[Entries with chart source code]
◆ ◆ ◆

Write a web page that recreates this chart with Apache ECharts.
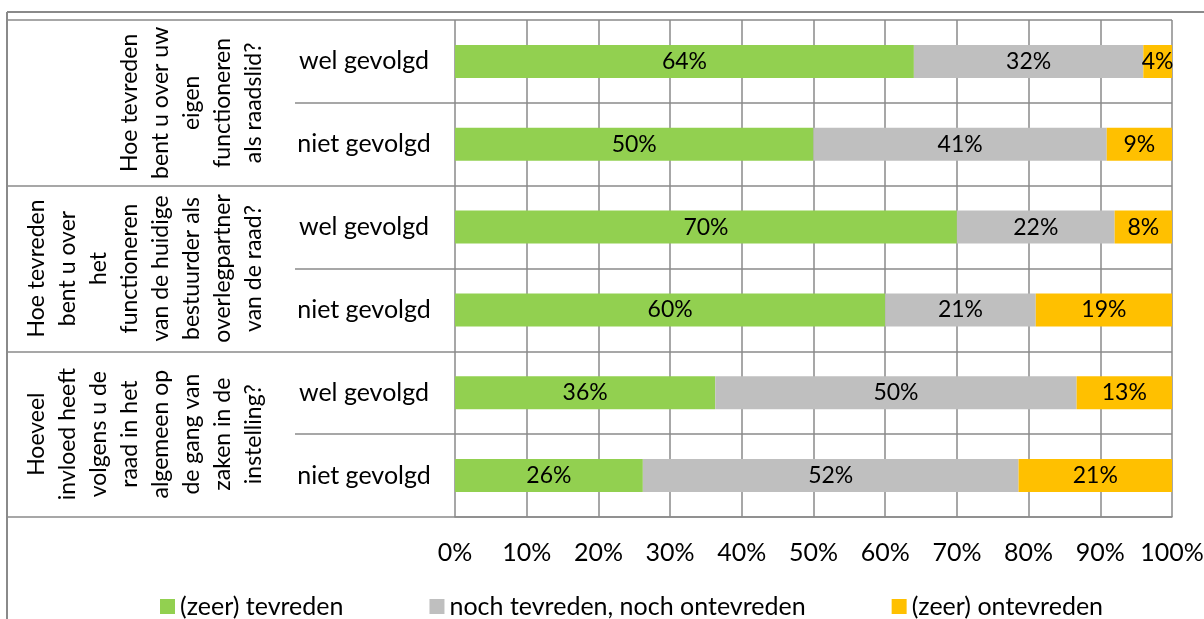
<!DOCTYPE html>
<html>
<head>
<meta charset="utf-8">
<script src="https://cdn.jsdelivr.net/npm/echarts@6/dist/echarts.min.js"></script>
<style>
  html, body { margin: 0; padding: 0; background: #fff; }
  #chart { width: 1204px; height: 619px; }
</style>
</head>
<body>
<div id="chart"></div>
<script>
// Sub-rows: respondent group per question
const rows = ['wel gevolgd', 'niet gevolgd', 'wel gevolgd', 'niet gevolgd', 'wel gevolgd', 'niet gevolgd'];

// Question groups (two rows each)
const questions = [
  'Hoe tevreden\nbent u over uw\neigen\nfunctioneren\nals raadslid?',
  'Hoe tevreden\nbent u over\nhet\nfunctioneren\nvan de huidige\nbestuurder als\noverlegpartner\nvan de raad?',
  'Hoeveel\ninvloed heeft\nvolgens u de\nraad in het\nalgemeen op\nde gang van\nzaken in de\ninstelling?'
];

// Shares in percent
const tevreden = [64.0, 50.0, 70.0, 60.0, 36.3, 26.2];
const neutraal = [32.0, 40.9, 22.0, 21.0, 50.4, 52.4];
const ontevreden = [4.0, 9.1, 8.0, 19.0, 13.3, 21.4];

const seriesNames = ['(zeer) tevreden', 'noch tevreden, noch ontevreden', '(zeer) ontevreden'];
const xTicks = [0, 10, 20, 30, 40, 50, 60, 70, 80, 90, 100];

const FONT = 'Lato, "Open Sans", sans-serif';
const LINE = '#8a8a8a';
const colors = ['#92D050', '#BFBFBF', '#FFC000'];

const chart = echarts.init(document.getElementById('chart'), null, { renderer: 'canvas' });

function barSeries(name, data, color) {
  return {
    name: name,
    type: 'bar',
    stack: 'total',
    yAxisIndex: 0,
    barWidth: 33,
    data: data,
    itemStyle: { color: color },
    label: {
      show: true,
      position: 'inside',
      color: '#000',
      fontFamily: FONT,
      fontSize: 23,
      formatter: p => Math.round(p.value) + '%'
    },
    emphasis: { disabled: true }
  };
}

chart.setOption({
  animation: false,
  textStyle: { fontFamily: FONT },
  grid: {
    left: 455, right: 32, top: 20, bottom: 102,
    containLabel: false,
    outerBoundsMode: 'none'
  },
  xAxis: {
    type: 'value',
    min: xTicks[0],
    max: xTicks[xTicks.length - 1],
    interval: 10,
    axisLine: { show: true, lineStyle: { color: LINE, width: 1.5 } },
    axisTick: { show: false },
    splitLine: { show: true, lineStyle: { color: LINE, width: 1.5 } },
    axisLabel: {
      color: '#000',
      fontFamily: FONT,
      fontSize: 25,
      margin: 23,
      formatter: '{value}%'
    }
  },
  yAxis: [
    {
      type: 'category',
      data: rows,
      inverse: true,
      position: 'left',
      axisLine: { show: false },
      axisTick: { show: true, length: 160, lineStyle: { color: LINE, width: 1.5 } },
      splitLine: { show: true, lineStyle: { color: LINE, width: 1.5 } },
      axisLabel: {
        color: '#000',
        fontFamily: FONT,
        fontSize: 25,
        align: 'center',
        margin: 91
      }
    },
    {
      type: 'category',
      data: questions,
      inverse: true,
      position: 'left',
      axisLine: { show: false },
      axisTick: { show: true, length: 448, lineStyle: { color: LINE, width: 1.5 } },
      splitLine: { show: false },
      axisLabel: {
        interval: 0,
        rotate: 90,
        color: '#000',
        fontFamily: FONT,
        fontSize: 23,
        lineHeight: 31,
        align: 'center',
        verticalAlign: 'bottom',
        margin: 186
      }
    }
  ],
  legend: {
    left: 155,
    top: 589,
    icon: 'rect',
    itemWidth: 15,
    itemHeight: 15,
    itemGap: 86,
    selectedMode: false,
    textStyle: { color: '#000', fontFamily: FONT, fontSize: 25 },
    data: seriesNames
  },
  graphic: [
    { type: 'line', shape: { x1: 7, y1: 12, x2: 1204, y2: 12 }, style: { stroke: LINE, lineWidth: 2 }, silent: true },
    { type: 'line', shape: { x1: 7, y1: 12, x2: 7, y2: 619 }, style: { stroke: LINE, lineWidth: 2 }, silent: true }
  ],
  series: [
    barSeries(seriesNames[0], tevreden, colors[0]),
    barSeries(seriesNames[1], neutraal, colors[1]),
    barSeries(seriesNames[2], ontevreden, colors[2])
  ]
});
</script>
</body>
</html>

◆ ◆ ◆

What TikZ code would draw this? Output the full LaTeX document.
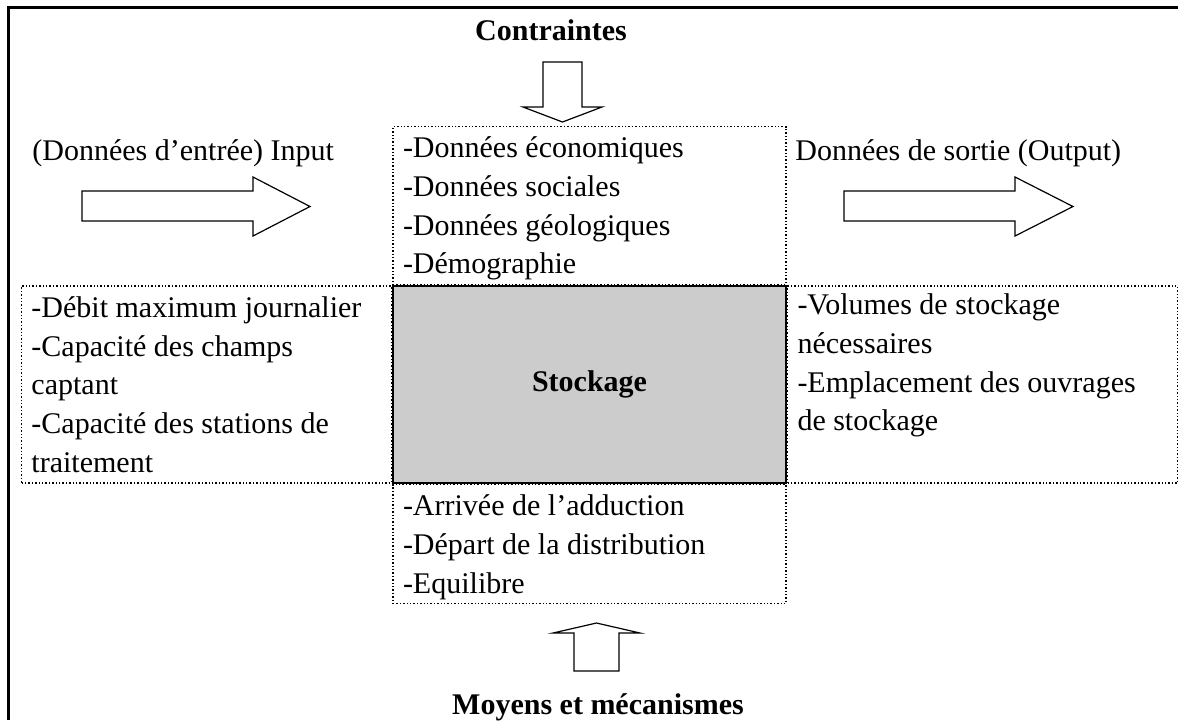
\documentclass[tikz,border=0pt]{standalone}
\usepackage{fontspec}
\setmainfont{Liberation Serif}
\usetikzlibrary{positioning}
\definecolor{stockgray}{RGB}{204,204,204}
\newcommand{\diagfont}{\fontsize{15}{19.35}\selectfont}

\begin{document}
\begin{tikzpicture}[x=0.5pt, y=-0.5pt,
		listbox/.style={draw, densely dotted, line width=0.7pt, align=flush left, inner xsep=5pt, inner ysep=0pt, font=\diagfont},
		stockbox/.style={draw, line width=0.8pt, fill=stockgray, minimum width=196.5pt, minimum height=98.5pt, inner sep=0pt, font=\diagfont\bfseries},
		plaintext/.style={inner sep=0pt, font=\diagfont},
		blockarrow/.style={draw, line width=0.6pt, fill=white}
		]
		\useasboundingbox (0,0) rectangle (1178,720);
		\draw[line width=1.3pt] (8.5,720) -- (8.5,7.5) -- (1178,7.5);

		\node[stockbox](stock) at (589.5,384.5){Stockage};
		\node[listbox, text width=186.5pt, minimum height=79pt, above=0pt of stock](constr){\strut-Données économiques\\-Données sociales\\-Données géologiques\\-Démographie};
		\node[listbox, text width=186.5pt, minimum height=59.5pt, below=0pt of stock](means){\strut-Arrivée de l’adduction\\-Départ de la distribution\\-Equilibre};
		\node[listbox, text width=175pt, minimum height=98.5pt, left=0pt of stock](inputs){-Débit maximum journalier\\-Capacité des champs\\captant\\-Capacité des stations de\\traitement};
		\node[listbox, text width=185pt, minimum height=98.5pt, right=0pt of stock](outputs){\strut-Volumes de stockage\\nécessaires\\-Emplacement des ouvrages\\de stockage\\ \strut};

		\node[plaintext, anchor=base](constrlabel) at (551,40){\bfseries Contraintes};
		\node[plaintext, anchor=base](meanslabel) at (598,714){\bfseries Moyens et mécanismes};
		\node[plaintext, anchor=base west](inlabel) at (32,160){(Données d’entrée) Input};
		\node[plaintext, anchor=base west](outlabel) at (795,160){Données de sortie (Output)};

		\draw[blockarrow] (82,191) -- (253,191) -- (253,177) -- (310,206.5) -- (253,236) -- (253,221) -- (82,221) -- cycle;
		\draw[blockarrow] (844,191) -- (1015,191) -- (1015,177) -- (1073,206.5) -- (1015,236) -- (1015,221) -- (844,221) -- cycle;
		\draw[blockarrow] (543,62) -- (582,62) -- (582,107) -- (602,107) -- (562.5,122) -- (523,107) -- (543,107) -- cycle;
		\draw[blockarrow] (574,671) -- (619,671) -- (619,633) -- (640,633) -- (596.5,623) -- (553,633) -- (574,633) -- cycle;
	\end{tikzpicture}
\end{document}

◆ ◆ ◆

Without the pictures, write out exactly the lines from the one that has "What TikZ code" down to the one that has "text width=185pt, minimum", both included.

## OUTPUT FOR THIS TASK
What TikZ code would draw this? Output the full LaTeX document.
\documentclass[tikz,border=0pt]{standalone}
\usepackage{fontspec}
\setmainfont{Liberation Serif}
\usetikzlibrary{positioning}
\definecolor{stockgray}{RGB}{204,204,204}
\newcommand{\diagfont}{\fontsize{15}{19.35}\selectfont}

\begin{document}
\begin{tikzpicture}[x=0.5pt, y=-0.5pt,
		listbox/.style={draw, densely dotted, line width=0.7pt, align=flush left, inner xsep=5pt, inner ysep=0pt, font=\diagfont},
		stockbox/.style={draw, line width=0.8pt, fill=stockgray, minimum width=196.5pt, minimum height=98.5pt, inner sep=0pt, font=\diagfont\bfseries},
		plaintext/.style={inner sep=0pt, font=\diagfont},
		blockarrow/.style={draw, line width=0.6pt, fill=white}
		]
		\useasboundingbox (0,0) rectangle (1178,720);
		\draw[line width=1.3pt] (8.5,720) -- (8.5,7.5) -- (1178,7.5);

		\node[stockbox](stock) at (589.5,384.5){Stockage};
		\node[listbox, text width=186.5pt, minimum height=79pt, above=0pt of stock](constr){\strut-Données économiques\\-Données sociales\\-Données géologiques\\-Démographie};
		\node[listbox, text width=186.5pt, minimum height=59.5pt, below=0pt of stock](means){\strut-Arrivée de l’adduction\\-Départ de la distribution\\-Equilibre};
		\node[listbox, text width=175pt, minimum height=98.5pt, left=0pt of stock](inputs){-Débit maximum journalier\\-Capacité des champs\\captant\\-Capacité des stations de\\traitement};
		\node[listbox, text width=185pt, minimum height=98.5pt, right=0pt of stock](outputs){\strut-Volumes de stockage\\nécessaires\\-Emplacement des ouvrages\\de stockage\\ \strut};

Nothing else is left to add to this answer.